◆ Your task
Set down, exactly as written, the lines from the top of the data to the line that holds "import numpy as np", and omit the pictures.
↓↓↓
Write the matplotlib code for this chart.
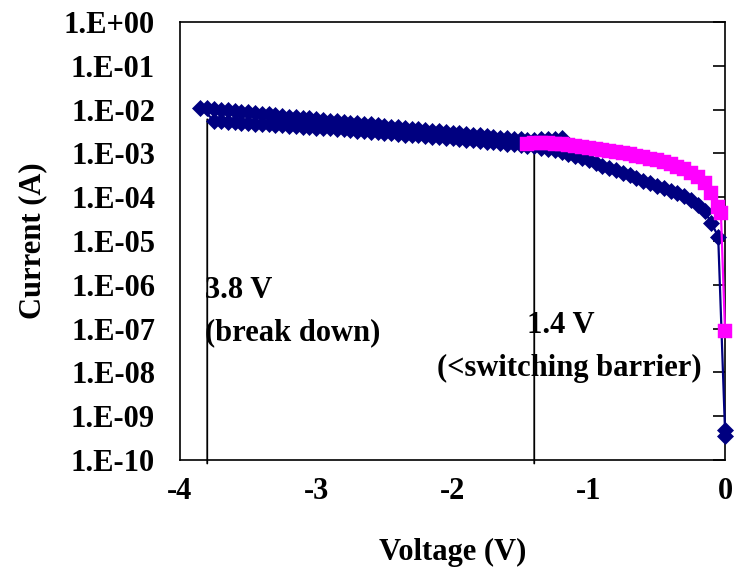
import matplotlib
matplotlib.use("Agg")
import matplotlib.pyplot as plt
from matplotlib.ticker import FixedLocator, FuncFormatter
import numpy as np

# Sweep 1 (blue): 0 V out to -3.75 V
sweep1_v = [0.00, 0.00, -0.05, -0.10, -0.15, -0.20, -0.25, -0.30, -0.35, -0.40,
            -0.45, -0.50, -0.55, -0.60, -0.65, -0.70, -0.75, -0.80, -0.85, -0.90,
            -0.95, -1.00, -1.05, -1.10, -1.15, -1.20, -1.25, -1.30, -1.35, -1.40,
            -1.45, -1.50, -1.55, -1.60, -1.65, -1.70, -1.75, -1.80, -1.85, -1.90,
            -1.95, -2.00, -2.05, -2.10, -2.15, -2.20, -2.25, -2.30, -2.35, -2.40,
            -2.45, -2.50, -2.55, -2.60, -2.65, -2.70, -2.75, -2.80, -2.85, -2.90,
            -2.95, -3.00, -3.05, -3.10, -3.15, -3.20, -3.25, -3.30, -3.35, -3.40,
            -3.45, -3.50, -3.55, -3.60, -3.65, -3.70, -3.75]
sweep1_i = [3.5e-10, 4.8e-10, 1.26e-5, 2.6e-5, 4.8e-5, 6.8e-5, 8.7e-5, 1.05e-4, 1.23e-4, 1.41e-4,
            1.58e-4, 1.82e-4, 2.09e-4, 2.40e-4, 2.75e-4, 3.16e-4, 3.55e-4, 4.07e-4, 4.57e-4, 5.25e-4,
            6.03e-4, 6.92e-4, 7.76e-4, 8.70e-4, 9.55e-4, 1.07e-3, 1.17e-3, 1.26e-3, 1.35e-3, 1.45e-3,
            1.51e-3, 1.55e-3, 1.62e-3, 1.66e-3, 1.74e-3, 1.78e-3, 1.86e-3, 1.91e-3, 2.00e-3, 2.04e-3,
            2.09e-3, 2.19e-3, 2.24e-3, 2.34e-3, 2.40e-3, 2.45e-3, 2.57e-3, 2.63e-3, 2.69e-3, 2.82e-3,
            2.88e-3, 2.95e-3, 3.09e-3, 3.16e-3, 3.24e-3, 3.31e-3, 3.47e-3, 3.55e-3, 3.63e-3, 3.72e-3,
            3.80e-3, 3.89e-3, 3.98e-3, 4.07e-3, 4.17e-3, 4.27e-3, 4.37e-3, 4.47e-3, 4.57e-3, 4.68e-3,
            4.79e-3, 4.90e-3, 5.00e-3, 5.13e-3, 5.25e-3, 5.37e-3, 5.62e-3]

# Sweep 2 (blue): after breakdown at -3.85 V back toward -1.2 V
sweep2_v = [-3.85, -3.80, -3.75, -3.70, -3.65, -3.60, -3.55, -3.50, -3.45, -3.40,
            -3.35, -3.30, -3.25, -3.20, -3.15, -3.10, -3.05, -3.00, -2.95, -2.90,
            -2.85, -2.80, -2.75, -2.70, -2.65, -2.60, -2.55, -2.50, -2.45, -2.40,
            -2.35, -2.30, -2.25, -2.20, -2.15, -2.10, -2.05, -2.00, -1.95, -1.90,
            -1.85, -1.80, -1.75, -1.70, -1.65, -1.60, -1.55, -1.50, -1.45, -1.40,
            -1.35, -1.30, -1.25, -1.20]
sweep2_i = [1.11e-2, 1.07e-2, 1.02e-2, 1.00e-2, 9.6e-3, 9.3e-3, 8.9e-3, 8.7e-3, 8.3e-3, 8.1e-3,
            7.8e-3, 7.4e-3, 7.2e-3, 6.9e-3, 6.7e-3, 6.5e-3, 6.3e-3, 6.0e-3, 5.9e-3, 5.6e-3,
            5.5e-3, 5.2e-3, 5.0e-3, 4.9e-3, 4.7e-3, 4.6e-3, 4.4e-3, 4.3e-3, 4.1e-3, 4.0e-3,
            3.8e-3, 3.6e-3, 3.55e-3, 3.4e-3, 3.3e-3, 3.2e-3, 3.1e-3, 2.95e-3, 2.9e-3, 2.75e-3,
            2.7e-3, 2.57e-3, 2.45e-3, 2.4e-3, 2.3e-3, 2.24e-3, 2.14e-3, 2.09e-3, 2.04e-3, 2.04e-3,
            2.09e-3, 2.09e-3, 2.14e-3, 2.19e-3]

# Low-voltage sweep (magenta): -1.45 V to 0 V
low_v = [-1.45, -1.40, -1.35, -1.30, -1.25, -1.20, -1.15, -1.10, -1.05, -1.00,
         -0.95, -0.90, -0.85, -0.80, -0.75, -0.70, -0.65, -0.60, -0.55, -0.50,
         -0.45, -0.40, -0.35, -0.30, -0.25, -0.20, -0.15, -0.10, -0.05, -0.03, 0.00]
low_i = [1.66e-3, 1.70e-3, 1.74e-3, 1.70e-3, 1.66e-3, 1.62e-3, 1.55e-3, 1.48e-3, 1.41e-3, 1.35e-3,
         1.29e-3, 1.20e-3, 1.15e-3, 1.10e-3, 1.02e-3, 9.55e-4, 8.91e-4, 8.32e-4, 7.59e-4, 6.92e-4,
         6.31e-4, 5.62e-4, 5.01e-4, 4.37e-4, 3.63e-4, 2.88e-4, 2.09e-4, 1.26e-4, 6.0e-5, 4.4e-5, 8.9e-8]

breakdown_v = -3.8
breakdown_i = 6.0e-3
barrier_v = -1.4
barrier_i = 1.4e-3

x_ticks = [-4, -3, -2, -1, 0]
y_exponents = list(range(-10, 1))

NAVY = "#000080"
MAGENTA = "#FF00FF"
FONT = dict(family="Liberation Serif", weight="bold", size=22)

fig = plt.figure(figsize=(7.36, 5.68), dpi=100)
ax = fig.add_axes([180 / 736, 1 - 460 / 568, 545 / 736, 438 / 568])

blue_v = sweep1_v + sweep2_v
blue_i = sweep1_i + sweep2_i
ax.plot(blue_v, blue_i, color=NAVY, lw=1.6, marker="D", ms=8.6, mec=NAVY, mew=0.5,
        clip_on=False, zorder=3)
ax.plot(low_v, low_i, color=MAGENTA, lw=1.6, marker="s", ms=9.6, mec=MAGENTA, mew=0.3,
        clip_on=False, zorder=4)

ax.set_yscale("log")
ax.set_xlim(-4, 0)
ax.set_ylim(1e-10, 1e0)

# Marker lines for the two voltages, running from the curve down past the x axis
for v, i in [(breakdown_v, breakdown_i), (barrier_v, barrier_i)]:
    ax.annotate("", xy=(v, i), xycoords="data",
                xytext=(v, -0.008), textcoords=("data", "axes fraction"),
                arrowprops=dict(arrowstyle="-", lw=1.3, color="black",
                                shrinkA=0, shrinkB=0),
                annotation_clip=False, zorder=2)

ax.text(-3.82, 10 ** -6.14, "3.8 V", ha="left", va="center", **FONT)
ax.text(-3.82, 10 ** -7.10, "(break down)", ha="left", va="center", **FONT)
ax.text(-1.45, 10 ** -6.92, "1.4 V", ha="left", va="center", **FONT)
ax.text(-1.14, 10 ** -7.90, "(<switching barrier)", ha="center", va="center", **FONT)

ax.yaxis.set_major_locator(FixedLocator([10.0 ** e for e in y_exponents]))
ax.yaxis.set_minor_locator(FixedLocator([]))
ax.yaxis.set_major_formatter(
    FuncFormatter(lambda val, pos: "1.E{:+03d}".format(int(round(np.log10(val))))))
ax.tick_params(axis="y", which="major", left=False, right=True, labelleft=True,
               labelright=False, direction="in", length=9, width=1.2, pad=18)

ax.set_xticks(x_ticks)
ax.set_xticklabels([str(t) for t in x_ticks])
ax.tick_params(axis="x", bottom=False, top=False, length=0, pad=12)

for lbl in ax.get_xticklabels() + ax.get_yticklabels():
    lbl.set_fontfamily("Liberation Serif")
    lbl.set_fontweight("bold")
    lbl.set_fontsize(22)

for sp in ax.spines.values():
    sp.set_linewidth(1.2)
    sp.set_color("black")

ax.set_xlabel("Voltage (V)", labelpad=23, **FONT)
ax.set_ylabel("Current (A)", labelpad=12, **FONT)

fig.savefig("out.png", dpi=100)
↑↑↑
◆ Result of the task
Write the matplotlib code for this chart.
import matplotlib
matplotlib.use("Agg")
import matplotlib.pyplot as plt
from matplotlib.ticker import FixedLocator, FuncFormatter
import numpy as np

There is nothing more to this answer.